Put another way: if the leader dies, and heir A spends all their effort on ruling effectively, and heir B spends all their effort on beating heir A to the throne, how can heir A succeed? You'd need metrics for being a good ruler which are immune to Goodhart's Law.
Given that—over time—power inevitably centralizes and inevitably is abused, those tendencies must be counterbalanced; or else power must be regularly reset by more crude means.
The "Red-pill" in the Matrix signifies an action which one cannot go back on. It is an action which requires the user to shatter their built-up version of reality forever (signified by the the blue-pills they have been taking all along).
We need more people to challenge their view of reality, and accept that things may not be as happy and comfortable as we want them to be for the security of our futures and our children's futures.
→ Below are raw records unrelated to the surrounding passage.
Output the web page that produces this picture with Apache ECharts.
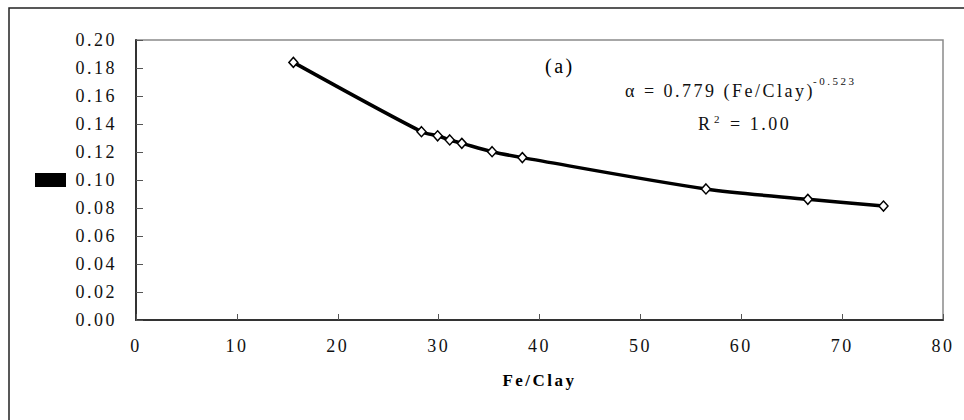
<!DOCTYPE html>
<html>
<head>
<meta charset="utf-8">
<script src="https://cdn.jsdelivr.net/npm/echarts@6/dist/echarts.min.js"></script>
<style>
  html, body { margin: 0; padding: 0; background: #fff; }
  #chart { width: 964px; height: 420px; }
  /* the reference text is spread out, svg text honours css letter-spacing */
  #chart text { letter-spacing: 2.5px; }
</style>
</head>
<body>
<div id="chart"></div>
<script>
// Fe/Clay ratio and alpha
const feClay = [15.6, 28.3, 29.9, 31.1, 32.3, 35.3, 38.3, 56.5, 66.6, 74.1]
const alpha = [0.184, 0.1345, 0.1316, 0.1286, 0.1262, 0.1202, 0.116, 0.0936, 0.0862, 0.0814]
const xTicks = [0, 10, 20, 30, 40, 50, 60, 70, 80]
const yTicks = [0, 0.02, 0.04, 0.06, 0.08, 0.1, 0.12, 0.14, 0.16, 0.18, 0.2]

const serif = "'Liberation Serif', 'Times New Roman', serif"
const chart = echarts.init(document.getElementById('chart'), null, { renderer: 'svg' })

const points = feClay.map((x, i) => [x, alpha[i]])

chart.setOption({
  animation: false,
  backgroundColor: '#fff',
  grid: {
    left: 136, right: 21, top: 40, bottom: 100,
    show: true, borderColor: '#8a8a8a', borderWidth: 1.5
  },
  xAxis: {
    type: 'value',
    min: xTicks[0], max: xTicks[xTicks.length - 1], interval: 10,
    name: 'Fe/Clay', nameLocation: 'middle', nameGap: 52,
    nameTextStyle: { fontFamily: serif, fontSize: 17, fontWeight: 'bold', color: '#000' },
    axisLine: { lineStyle: { color: '#333', width: 2 } },
    axisTick: { inside: true, length: 6, lineStyle: { color: '#555' } },
    axisLabel: { margin: 17, fontFamily: serif, fontSize: 18, color: '#111' },
    splitLine: { show: false }
  },
  yAxis: {
    type: 'value',
    min: yTicks[0], max: yTicks[yTicks.length - 1], interval: 0.02,
    axisLine: { show: true, lineStyle: { color: '#333', width: 2 } },
    axisTick: { show: true, inside: true, length: 7, lineStyle: { color: '#555' } },
    axisLabel: {
      margin: 19, fontFamily: serif, fontSize: 18, color: '#111',
      formatter: v => v.toFixed(2)
    },
    splitLine: { show: false }
  },
  series: [{
    type: 'line',
    data: points,
    smooth: 0.3,
    symbol: 'diamond',
    symbolSize: [9, 10],
    itemStyle: { color: '#fff', borderColor: '#000', borderWidth: 1.5 },
    lineStyle: { color: '#000', width: 3.5 },
    z: 3
  }],
  graphic: [
    // outer frame (runs off the right and bottom of the picture)
    { type: 'rect', shape: { x: 9, y: 8, width: 1000, height: 500 },
      style: { fill: 'none', stroke: '#222', lineWidth: 1.5 }, silent: true },
    // blacked-out y axis name
    { type: 'rect', shape: { x: 35, y: 173, width: 31, height: 14 },
      style: { fill: '#000' }, silent: true },
    { type: 'text', left: 545, top: 56,
      style: { text: '(a)', font: '20px ' + serif, fill: '#000' } },
    { type: 'text', x: 625, y: 90.5,
      style: { text: 'α = 0.779 (Fe/Clay)', font: '18px ' + serif, fill: '#111', verticalAlign: 'middle' } },
    { type: 'text', x: 813, y: 81,
      style: { text: '-0.523', font: '11px ' + serif, fill: '#111', verticalAlign: 'middle' } },
    { type: 'text', x: 698, y: 123.5,
      style: { text: 'R', font: '18px ' + serif, fill: '#111', verticalAlign: 'middle' } },
    { type: 'text', x: 714, y: 119,
      style: { text: '2', font: '11px ' + serif, fill: '#111', verticalAlign: 'middle' } },
    { type: 'text', x: 730, y: 123.5,
      style: { text: '= 1.00', font: '18px ' + serif, fill: '#111', verticalAlign: 'middle' } }
  ]
})
</script>
</body>
</html>
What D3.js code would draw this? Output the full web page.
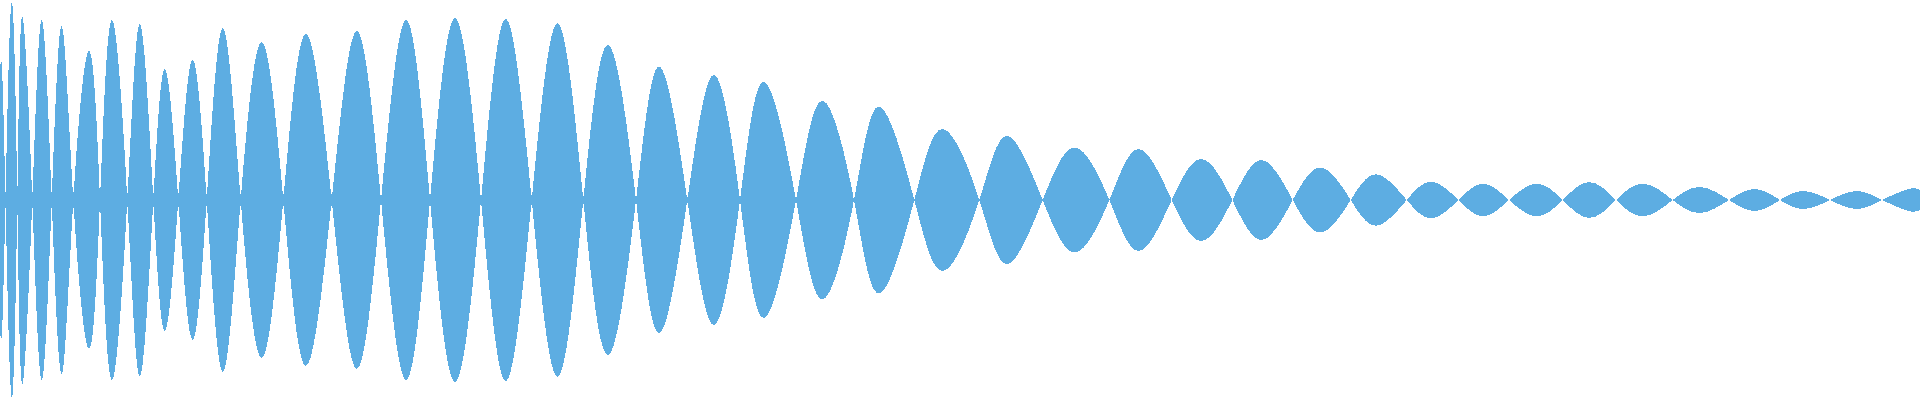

And no, I don't mean "global warming is destroying the ability for life to live" wise, I mean in terms of how much our politicians and public servants are truly serving us at this point. Voting for lifelong politicians more or less got us here, the red pill is accepting that these people may have always had more sinister plans in mind than we thought.
I bet they're pretty worried about unrest from climate change. Most of the continent is pretty hot and arid already and it's not going to get better when temperatures start rising.